▶ _RECORDS SHOWN_
····················

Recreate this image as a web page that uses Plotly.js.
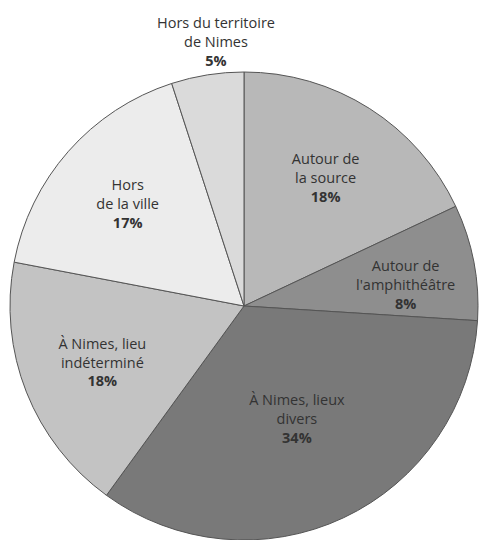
<!DOCTYPE html>
<html>
<head>
<meta charset="utf-8">
<script src="https://cdn.plot.ly/plotly-3.0.1.min.js"></script>
<style>html,body{margin:0;padding:0;background:#fff;}#chart{width:480px;height:540px;}</style>
</head>
<body>
<div id="chart"></div>
<script>
var labels = ["Autour de<br>la source", "Autour de<br>l'amphithéâtre", "À Nimes, lieux<br>divers", "À Nimes, lieu<br>indéterminé", "Hors<br>de la ville", "Hors du territoire<br>de Nimes"];
var values = [18, 8, 34, 18, 17, 5];
var colors = ["#b8b8b8", "#8e8e8e", "#797979", "#c3c3c3", "#ececec", "#dadada"];
var positions = ["inside", "none", "inside", "inside", "inside", "none"];

var font = {family: "Open Sans, sans-serif", size: 14.5, color: "#333333"};

var trace = {
  type: "pie",
  values: values,
  text: labels,
  sort: false,
  direction: "clockwise",
  rotation: 0,
  hole: 0,
  marker: {colors: colors, line: {color: "#555555", width: 1}},
  texttemplate: "%{text}<br><b>%{value}%</b>",
  textposition: positions,
  insidetextorientation: "horizontal",
  textfont: font,
  showlegend: false,
  hoverinfo: "none",
  domain: {x: [0, 1], y: [0, 1]}
};

function lbl(i, x, y, ya) {
  return {
    xref: "paper", yref: "paper", x: x, y: y, yanchor: ya, xanchor: "center",
    showarrow: false,
    text: labels[i] + "<br><b>" + values[i] + "%</b>",
    font: font
  };
}

var layout = {
  width: 480, height: 540,
  margin: {l: 10, r: 2, t: 72, b: 0},
  paper_bgcolor: "#ffffff",
  annotations: [lbl(5, 0.44, 1.0, "bottom"), lbl(1, 0.846, 0.547, "middle")]
};

Plotly.newPlot("chart", [trace], layout, {staticPlot: true});
</script>
</body>
</html>
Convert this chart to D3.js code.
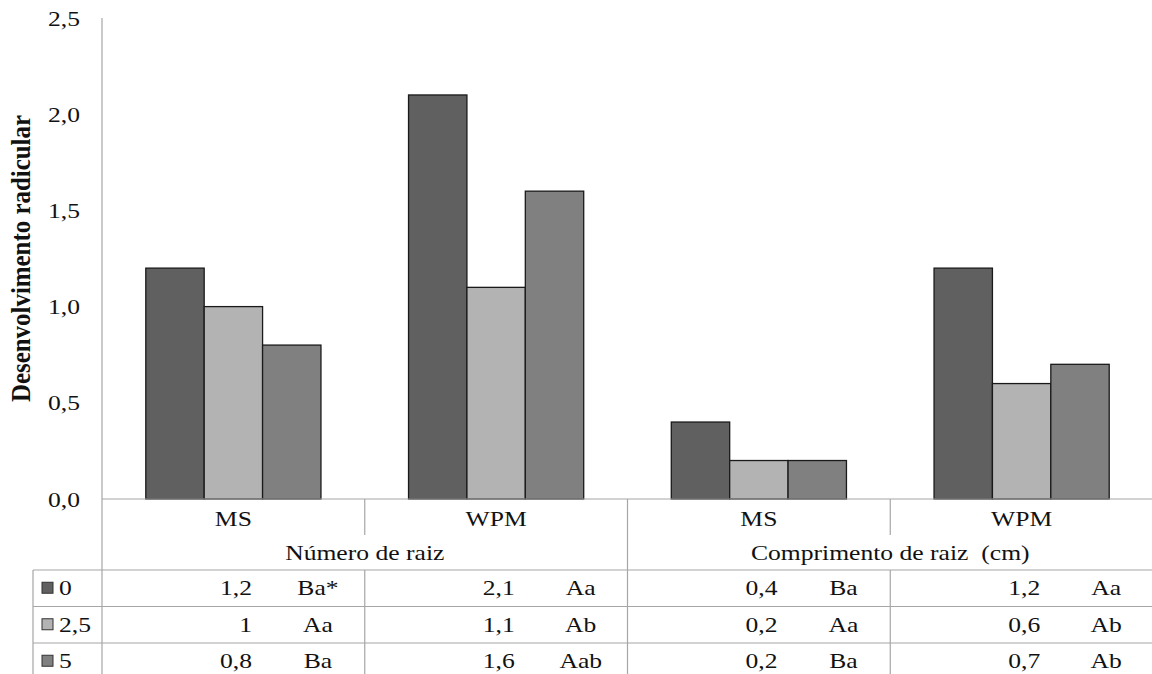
<!DOCTYPE html>
<html>
<head>
<meta charset="utf-8">
<script src="https://cdn.jsdelivr.net/npm/d3@7"></script>
<style>
  html, body { margin: 0; padding: 0; background: #fff; }
  svg { display: block; }
  text { font-family: "Liberation Serif", "Times New Roman", serif; fill: #111; white-space: pre; }
</style>
</head>
<body>
<svg id="chart" width="1152" height="674"></svg>
<script>
// ---- data ----
const categories = ["MS", "WPM", "MS", "WPM"];
const groupLabels = ["Número de raiz", "Comprimento de raiz  (cm)"];
const seriesNames = ["0", "2,5", "5"];
const values0  = [1.2, 2.1, 0.4, 1.2];
const values25 = [1, 1.1, 0.2, 0.6];
const values5  = [0.8, 1.6, 0.2, 0.7];
const letters0  = ["Ba*", "Aa", "Ba", "Aa"];
const letters25 = ["Aa", "Ab", "Aa", "Ab"];
const letters5  = ["Ba", "Aab", "Ba", "Ab"];
const yTicks = [0, 0.5, 1.0, 1.5, 2.0, 2.5];
const yLabel = "Desenvolvimento radicular";
const seriesColors = ["#606060", "#b3b3b3", "#808080"];

const seriesValues = [values0, values25, values5];
const seriesLetters = [letters0, letters25, letters5];

// ---- layout ----
const svg = d3.select("#chart");
const pLeft = 102, pRight = 1153, pTop = 18, pBottom = 499;
const tableLeft = 33;
const rowTop = 570, rowH = 36.5;
const SX = 1.22;
const FS = 21;
const gridColor = "#a6a6a6";

const x0 = d3.scaleBand().domain(d3.range(categories.length)).range([pLeft, pRight]).paddingInner(0).paddingOuter(0);
const x1 = d3.scaleBand().domain(d3.range(seriesNames.length)).range([0, x0.bandwidth()]).paddingInner(0).paddingOuter(0.75);
const y = d3.scaleLinear().domain([0, 2.5]).range([pBottom, pTop]);

const fmt = v => String(v).replace(".", ",");
const fmt1 = v => d3.format(".1f")(v).replace(".", ",");

function stext(g, x, yy, str, anchor, opts = {}) {
  return g.append("text")
    .attr("transform", `translate(${x},${yy}) scale(${SX},1)`)
    .attr("text-anchor", anchor)
    .attr("xml:space", "preserve")
    .attr("font-size", opts.size || FS)
    .text(str);
}

// ---- bars ----
const barsG = svg.append("g");
seriesValues.forEach((vals, si) => {
  barsG.selectAll(null).data(vals).enter().append("rect")
    .attr("x", (d, i) => x0(i) + x1(si))
    .attr("y", d => y(d))
    .attr("width", x1.bandwidth())
    .attr("height", d => y(0) - y(d))
    .attr("fill", seriesColors[si])
    .attr("stroke", "#1a1a1a")
    .attr("stroke-width", 1.3);
});

// ---- y axis ----
const yAxis = d3.axisLeft(y).tickValues(yTicks).tickSize(0).tickPadding(0).tickFormat(fmt1);
const yAxisG = svg.append("g").attr("transform", `translate(${pLeft},0)`).call(yAxis);
yAxisG.select(".domain").remove();
yAxisG.selectAll(".tick text").remove();
yAxisG.selectAll(".tick").each(function(d) {
  d3.select(this).append("text")
    .attr("transform", `translate(-22,7) scale(${SX},1)`)
    .attr("text-anchor", "end")
    .attr("font-size", FS)
    .text(fmt1(d));
});

// y axis label
svg.append("text")
  .attr("transform", `translate(30,${(pTop + pBottom) / 2}) rotate(-90)`)
  .attr("text-anchor", "middle")
  .attr("font-size", 27)
  .attr("font-weight", "bold")
  .attr("textLength", 287)
  .attr("lengthAdjust", "spacingAndGlyphs")
  .text(yLabel);

// ---- grid / table lines ----
const lines = svg.append("g").attr("stroke", gridColor).attr("stroke-width", 1.2).attr("fill", "none");
lines.append("line").attr("x1", pLeft).attr("x2", pLeft).attr("y1", pTop).attr("y2", 674);
lines.append("line").attr("x1", pLeft).attr("x2", 1152).attr("y1", pBottom).attr("y2", pBottom);
[1, 3].forEach(i => {
  lines.append("line").attr("x1", x0(i)).attr("x2", x0(i)).attr("y1", pBottom).attr("y2", 535);
  lines.append("line").attr("x1", x0(i)).attr("x2", x0(i)).attr("y1", rowTop).attr("y2", 674);
});
lines.append("line").attr("x1", x0(2)).attr("x2", x0(2)).attr("y1", pBottom).attr("y2", 674);
for (let r = 0; r <= seriesNames.length; r++) {
  lines.append("line").attr("x1", tableLeft).attr("x2", 1152)
    .attr("y1", rowTop + r * rowH).attr("y2", rowTop + r * rowH);
}
lines.append("line").attr("x1", tableLeft).attr("x2", tableLeft).attr("y1", rowTop).attr("y2", 674);

// ---- category labels ----
const labG = svg.append("g");
categories.forEach((c, i) => {
  stext(labG, x0(i) + x0.bandwidth() / 2, 526, c, "middle");
});
groupLabels.forEach((g, gi) => {
  const cx = (x0(gi * 2) + x0(gi * 2 + 1) + x0.bandwidth()) / 2;
  stext(labG, cx, 560, g, "middle");
});

// ---- table ----
const tab = svg.append("g");
seriesNames.forEach((s, si) => {
  const cy = rowTop + si * rowH + rowH / 2;
  tab.append("rect")
    .attr("x", 42).attr("y", cy - 6)
    .attr("width", 11).attr("height", 11)
    .attr("fill", seriesColors[si])
    .attr("stroke", "#333").attr("stroke-width", 1);
  stext(tab, 59, cy + 7, s, "start");
  seriesValues[si].forEach((v, i) => {
    stext(tab, x0(i) + 150, cy + 7, fmt(v), "end");
    stext(tab, x0(i) + 216, cy + 7, seriesLetters[si][i], "middle");
  });
});
</script>
</body>
</html>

····················

▶ _YOUR OBJECTIVE_
An exact transcription of all the entries is required, without the pictures.

▶ _RESPONSE_
Recreate this image as a web page that uses Plotly.js.
<!DOCTYPE html>
<html>
<head>
<meta charset="utf-8">
<script src="https://cdn.plot.ly/plotly-3.0.1.min.js"></script>
<style>html,body{margin:0;padding:0;background:#fff;}#chart{width:480px;height:540px;}</style>
</head>
<body>
<div id="chart"></div>
<script>
var labels = ["Autour de<br>la source", "Autour de<br>l'amphithéâtre", "À Nimes, lieux<br>divers", "À Nimes, lieu<br>indéterminé", "Hors<br>de la ville", "Hors du territoire<br>de Nimes"];
var values = [18, 8, 34, 18, 17, 5];
var colors = ["#b8b8b8", "#8e8e8e", "#797979", "#c3c3c3", "#ececec", "#dadada"];
var positions = ["inside", "none", "inside", "inside", "inside", "none"];

var font = {family: "Open Sans, sans-serif", size: 14.5, color: "#333333"};

var trace = {
  type: "pie",
  values: values,
  text: labels,
  sort: false,
  direction: "clockwise",
  rotation: 0,
  hole: 0,
  marker: {colors: colors, line: {color: "#555555", width: 1}},
  texttemplate: "%{text}<br><b>%{value}%</b>",
  textposition: positions,
  insidetextorientation: "horizontal",
  textfont: font,
  showlegend: false,
  hoverinfo: "none",
  domain: {x: [0, 1], y: [0, 1]}
};

function lbl(i, x, y, ya) {
  return {
    xref: "paper", yref: "paper", x: x, y: y, yanchor: ya, xanchor: "center",
    showarrow: false,
    text: labels[i] + "<br><b>" + values[i] + "%</b>",
    font: font
  };
}

var layout = {
  width: 480, height: 540,
  margin: {l: 10, r: 2, t: 72, b: 0},
  paper_bgcolor: "#ffffff",
  annotations: [lbl(5, 0.44, 1.0, "bottom"), lbl(1, 0.846, 0.547, "middle")]
};

Plotly.newPlot("chart", [trace], layout, {staticPlot: true});
</script>
</body>
</html>
Convert this chart to D3.js code.
<!DOCTYPE html>
<html>
<head>
<meta charset="utf-8">
<script src="https://cdn.jsdelivr.net/npm/d3@7"></script>
<style>
  html, body { margin: 0; padding: 0; background: #fff; }
  svg { display: block; }
  text { font-family: "Liberation Serif", "Times New Roman", serif; fill: #111; white-space: pre; }
</style>
</head>
<body>
<svg id="chart" width="1152" height="674"></svg>
<script>
// ---- data ----
const categories = ["MS", "WPM", "MS", "WPM"];
const groupLabels = ["Número de raiz", "Comprimento de raiz  (cm)"];
const seriesNames = ["0", "2,5", "5"];
const values0  = [1.2, 2.1, 0.4, 1.2];
const values25 = [1, 1.1, 0.2, 0.6];
const values5  = [0.8, 1.6, 0.2, 0.7];
const letters0  = ["Ba*", "Aa", "Ba", "Aa"];
const letters25 = ["Aa", "Ab", "Aa", "Ab"];
const letters5  = ["Ba", "Aab", "Ba", "Ab"];
const yTicks = [0, 0.5, 1.0, 1.5, 2.0, 2.5];
const yLabel = "Desenvolvimento radicular";
const seriesColors = ["#606060", "#b3b3b3", "#808080"];

const seriesValues = [values0, values25, values5];
const seriesLetters = [letters0, letters25, letters5];

// ---- layout ----
const svg = d3.select("#chart");
const pLeft = 102, pRight = 1153, pTop = 18, pBottom = 499;
const tableLeft = 33;
const rowTop = 570, rowH = 36.5;
const SX = 1.22;
const FS = 21;
const gridColor = "#a6a6a6";

const x0 = d3.scaleBand().domain(d3.range(categories.length)).range([pLeft, pRight]).paddingInner(0).paddingOuter(0);
const x1 = d3.scaleBand().domain(d3.range(seriesNames.length)).range([0, x0.bandwidth()]).paddingInner(0).paddingOuter(0.75);
const y = d3.scaleLinear().domain([0, 2.5]).range([pBottom, pTop]);

const fmt = v => String(v).replace(".", ",");
const fmt1 = v => d3.format(".1f")(v).replace(".", ",");

function stext(g, x, yy, str, anchor, opts = {}) {
  return g.append("text")
    .attr("transform", `translate(${x},${yy}) scale(${SX},1)`)
    .attr("text-anchor", anchor)
    .attr("xml:space", "preserve")
    .attr("font-size", opts.size || FS)
    .text(str);
}

// ---- bars ----
const barsG = svg.append("g");
seriesValues.forEach((vals, si) => {
  barsG.selectAll(null).data(vals).enter().append("rect")
    .attr("x", (d, i) => x0(i) + x1(si))
    .attr("y", d => y(d))
    .attr("width", x1.bandwidth())
    .attr("height", d => y(0) - y(d))
    .attr("fill", seriesColors[si])
    .attr("stroke", "#1a1a1a")
    .attr("stroke-width", 1.3);
});

// ---- y axis ----
const yAxis = d3.axisLeft(y).tickValues(yTicks).tickSize(0).tickPadding(0).tickFormat(fmt1);
const yAxisG = svg.append("g").attr("transform", `translate(${pLeft},0)`).call(yAxis);
yAxisG.select(".domain").remove();
yAxisG.selectAll(".tick text").remove();
yAxisG.selectAll(".tick").each(function(d) {
  d3.select(this).append("text")
    .attr("transform", `translate(-22,7) scale(${SX},1)`)
    .attr("text-anchor", "end")
    .attr("font-size", FS)
    .text(fmt1(d));
});

// y axis label
svg.append("text")
  .attr("transform", `translate(30,${(pTop + pBottom) / 2}) rotate(-90)`)
  .attr("text-anchor", "middle")
  .attr("font-size", 27)
  .attr("font-weight", "bold")
  .attr("textLength", 287)
  .attr("lengthAdjust", "spacingAndGlyphs")
  .text(yLabel);

// ---- grid / table lines ----
const lines = svg.append("g").attr("stroke", gridColor).attr("stroke-width", 1.2).attr("fill", "none");
lines.append("line").attr("x1", pLeft).attr("x2", pLeft).attr("y1", pTop).attr("y2", 674);
lines.append("line").attr("x1", pLeft).attr("x2", 1152).attr("y1", pBottom).attr("y2", pBottom);
[1, 3].forEach(i => {
  lines.append("line").attr("x1", x0(i)).attr("x2", x0(i)).attr("y1", pBottom).attr("y2", 535);
  lines.append("line").attr("x1", x0(i)).attr("x2", x0(i)).attr("y1", rowTop).attr("y2", 674);
});
lines.append("line").attr("x1", x0(2)).attr("x2", x0(2)).attr("y1", pBottom).attr("y2", 674);
for (let r = 0; r <= seriesNames.length; r++) {
  lines.append("line").attr("x1", tableLeft).attr("x2", 1152)
    .attr("y1", rowTop + r * rowH).attr("y2", rowTop + r * rowH);
}
lines.append("line").attr("x1", tableLeft).attr("x2", tableLeft).attr("y1", rowTop).attr("y2", 674);

// ---- category labels ----
const labG = svg.append("g");
categories.forEach((c, i) => {
  stext(labG, x0(i) + x0.bandwidth() / 2, 526, c, "middle");
});
groupLabels.forEach((g, gi) => {
  const cx = (x0(gi * 2) + x0(gi * 2 + 1) + x0.bandwidth()) / 2;
  stext(labG, cx, 560, g, "middle");
});

// ---- table ----
const tab = svg.append("g");
seriesNames.forEach((s, si) => {
  const cy = rowTop + si * rowH + rowH / 2;
  tab.append("rect")
    .attr("x", 42).attr("y", cy - 6)
    .attr("width", 11).attr("height", 11)
    .attr("fill", seriesColors[si])
    .attr("stroke", "#333").attr("stroke-width", 1);
  stext(tab, 59, cy + 7, s, "start");
  seriesValues[si].forEach((v, i) => {
    stext(tab, x0(i) + 150, cy + 7, fmt(v), "end");
    stext(tab, x0(i) + 216, cy + 7, seriesLetters[si][i], "middle");
  });
});
</script>
</body>
</html>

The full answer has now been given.